In this unique and seemingly inspiring portrait documentary, the viewer meets Danuta Walas-Kobylińska. At the beginning of the 1970s, she was the only Polish woman to serve as the first sea captain. She was also the first ever female to take such a post. During the film, Kwiatkowska intercuts observations from the captain’s cruises on her ship MS Bieszczady with glimpses of her family life.

Scenes with the Captain

  • Sceny z życia kapitana
  • 1971
  • dir. Maria Kwiatkowska
  • 20 min 36 sec

In this unique and seemingly inspiring portrait documentary, the viewer meets Danuta Walas-Kobylińska. At the beginning of the 1970s, she was the only Polish woman to serve as the first sea captain. She was also the first ever female to take such a post. During the film, Kwiatkowska intercuts observations from the captain’s cruises on her ship MS Bieszczady with glimpses of her family life.

After shots of a transporter ship coming to a halt, a voice-over provided by Andrzej Seweryn (born 1946) sets the scene before introducing the female captain. He informs the viewer that the crew are anchoring the ship as per the captain’s order and describes the size and the weight of MS Bieszczady. Finally, he introduces the woman in charge of it.

We encounter Walas-Kobylińska as she is on the phone with a journalist from a popular women’s magazine, Przyjaciółka. She admits that she can only talk about men because she doesn’t see many women, suggesting that she works in a male-dominated profession. In these initial sequences, she comes across as a powerful professional figure. Even her husband serves under her command on the same ship. Here, dressed in a uniform, she seems empowered and capable of ridding of her femininity.

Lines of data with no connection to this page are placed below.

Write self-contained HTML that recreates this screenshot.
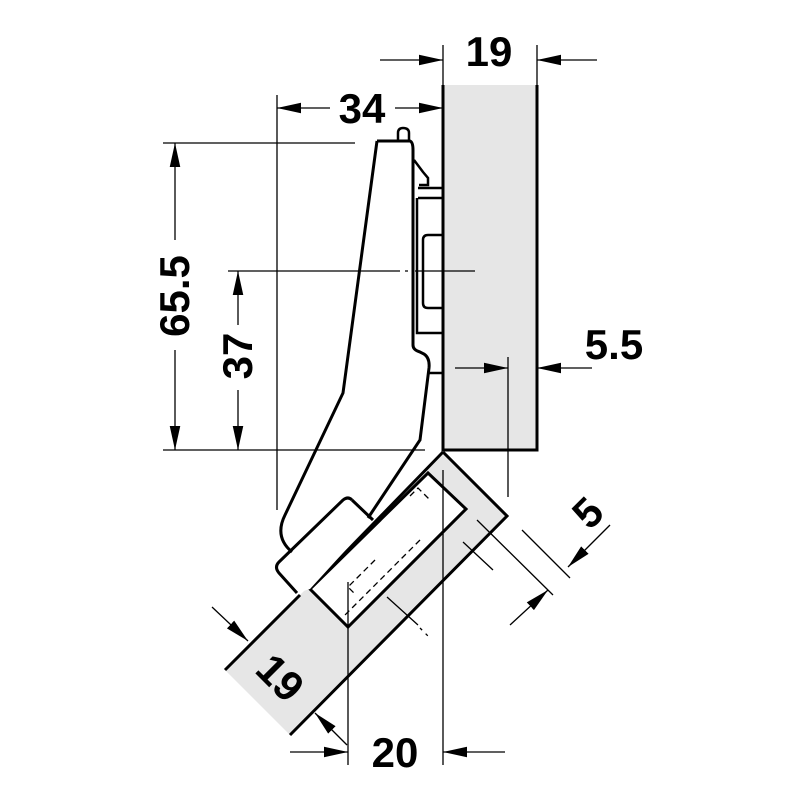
<!DOCTYPE html>
<html><head><style>html,body{margin:0;padding:0;background:#fff}svg{display:block}</style></head>
<body>
<svg width="800" height="800" viewBox="0 0 800 800" xmlns="http://www.w3.org/2000/svg">
<defs>
<marker id="a" viewBox="0 0 10 10" refX="10" refY="5" markerWidth="24" markerHeight="24" markerUnits="userSpaceOnUse" orient="auto"><path d="M0,2.8 L10,5 L0,7.2 z" fill="#000"/></marker>
</defs>
<g fill="none" stroke="#000" stroke-width="1.3">
<rect x="443" y="85" width="94" height="365" fill="#e6e6e6" stroke="none"/>
<path d="M443,85 V450 H537 V85" stroke-width="3"/>
<polygon points="443,452 507,516 290,735 225,670" fill="#e6e6e6" stroke="none"/>
<path d="M443,452 L507,516 L290,735 M225,670 L300,595" stroke-width="3"/>
<path d="M443,452 L310,589" stroke-width="3"/>
<polygon points="428,473 466,509 348,627 310,589" fill="#fff" stroke-width="3"/>
<polygon points="377,141 413,145 413,350 428,360 420,440 373,520 352,500 290,550 285,515 343,393" fill="#fff" stroke="none"/>
<path d="M352,500 L373,520 L310,589 L297,593 L279,573 L279,562 Z" fill="#fff" stroke="none"/>
<path d="M377,141 L343,393 L285,515 Q274,537 292,552" stroke-width="3"/>
<path d="M377,141 L410,141 Q413,142 413,150 L413,345 Q413,350 420,352 L424,354 Q430,358 429,368 L420,440 L368,518" stroke-width="3"/>
<path d="M398,141 L398,133 Q398,128 403,128 Q409,128 409,133 L409,141" stroke-width="2.5"/>
<path d="M414,160 L423,172 L428,178 L428,185 L419,185" stroke-width="2.5"/>
<path d="M352,500 Q348,496 343,500 L279,562 Q274,567 279,573 L297,593" stroke-width="3"/>
<path d="M352,500 L373,520" stroke-width="3"/>
<path d="M418,188 H443 M418,198 H443 M417,198 V333 H443" stroke-width="2.5"/>
<path d="M443,235 H428 Q423,235 423,240 V303 Q423,308 428,308 H443" stroke-width="2.5"/>
<path d="M428,373 H443" stroke-width="2.5"/>
<path d="M410,496 L418,488 L430,500 M375,560 L348,587 L356,595 M420,540 L345,615" stroke-dasharray="6,4"/>
<path d="M463,542 L493,570 M387,597 L418,625"/>
<path d="M420,628 L430,638" stroke-dasharray="3,5"/>
<path d="M443,45 V85 M537,45 V85"/>
<line x1="380" y1="60" x2="443" y2="60" marker-end="url(#a)"/>
<line x1="597" y1="60" x2="537" y2="60" marker-end="url(#a)"/>
<path d="M277,95 V510"/>
<line x1="330" y1="108" x2="277" y2="108" marker-end="url(#a)"/>
<line x1="395" y1="108" x2="443" y2="108" marker-end="url(#a)"/>
<path d="M163,143 H355 M163,450 H425"/>
<line x1="175" y1="240" x2="175" y2="143" marker-end="url(#a)"/>
<line x1="175" y1="350" x2="175" y2="450" marker-end="url(#a)"/>
<path d="M228,271 H400 M405,271 H408 M415,271 H475"/>
<line x1="238" y1="325" x2="238" y2="271" marker-end="url(#a)"/>
<line x1="238" y1="390" x2="238" y2="450" marker-end="url(#a)"/>
<path d="M508,357 V497"/>
<line x1="455" y1="368" x2="508" y2="368" marker-end="url(#a)"/>
<line x1="592" y1="368" x2="537" y2="368" marker-end="url(#a)"/>
<path d="M477,520 L553,595 M522,530 L570,578"/>
<line x1="510" y1="625" x2="548" y2="590" marker-end="url(#a)"/>
<line x1="610" y1="525" x2="568" y2="567" marker-end="url(#a)"/>
<line x1="212" y1="607" x2="248" y2="641" marker-end="url(#a)"/>
<line x1="347" y1="745" x2="315" y2="713" marker-end="url(#a)"/>
<path d="M348,582 V765 M443,470 V765"/>
<line x1="290" y1="752" x2="348" y2="752" marker-end="url(#a)"/>
<line x1="505" y1="752" x2="443" y2="752" marker-end="url(#a)"/>
</g>
<g font-family="Liberation Sans, sans-serif" font-weight="bold" font-size="42" fill="#000" text-anchor="middle">
<text x="489" y="66">19</text>
<text x="362" y="123">34</text>
<text x="614" y="359">5.5</text>
<text x="395" y="767">20</text>
<text transform="translate(189,296) rotate(-90)">65.5</text>
<text transform="translate(252,356) rotate(-90)">37</text>
<text transform="translate(598,523) rotate(-45)">5</text>
<text transform="translate(270,688) rotate(45)">19</text>
</g>
</svg>
</body></html>
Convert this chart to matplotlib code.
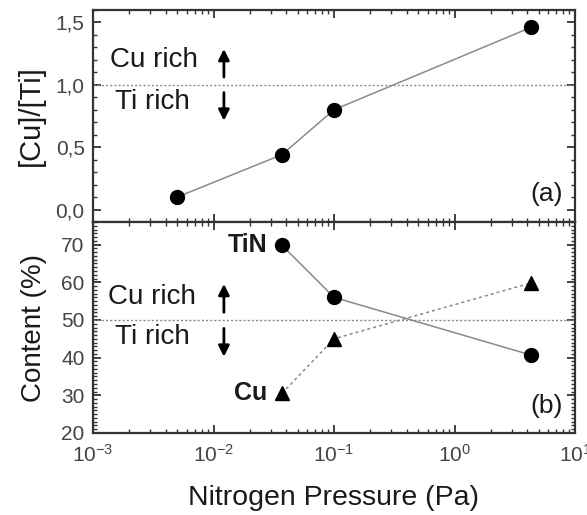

However, it soon becomes apparent that Walas-Kobylińska still performs domestic jobs, like every other Polish woman at the time. We see her on the ship doing her washing, cleaning and cooking. She also takes pride in her feminine looks. At an Italian port, Kwiatkowska shows her elegantly dressed strolling through local markets and having a date with her husband at a café under palm trees.

Her life looks adventurous and balanced. That is until we learn that her job is also one of sacrifice. Her son lives with his grandmother. She can’t see him for long stretches of time, because she usually comes home only for a few hours to run errands before going back to sea.

The final sequence at home closes with a few shots of a family dinner. Here the narrator says: ‘Perhaps people envy her; maybe they see her as a spoiled child of fortune. But her professional success comes at a price. This dinner with the family was too short. Tomorrow they go back to the sea’.

By mixing the observations of Walas-Kobylińska’s exciting time at work with her short visits at home, Kwiatkowska points to a much larger issue of women having to balance jobs and domestic responsibilities, showing that professionally successful women always have to prioritise careers over their family lives. Happiness at both fronts is an illusion, not only for Walas-Kobylińska but for every woman in the country and beyond.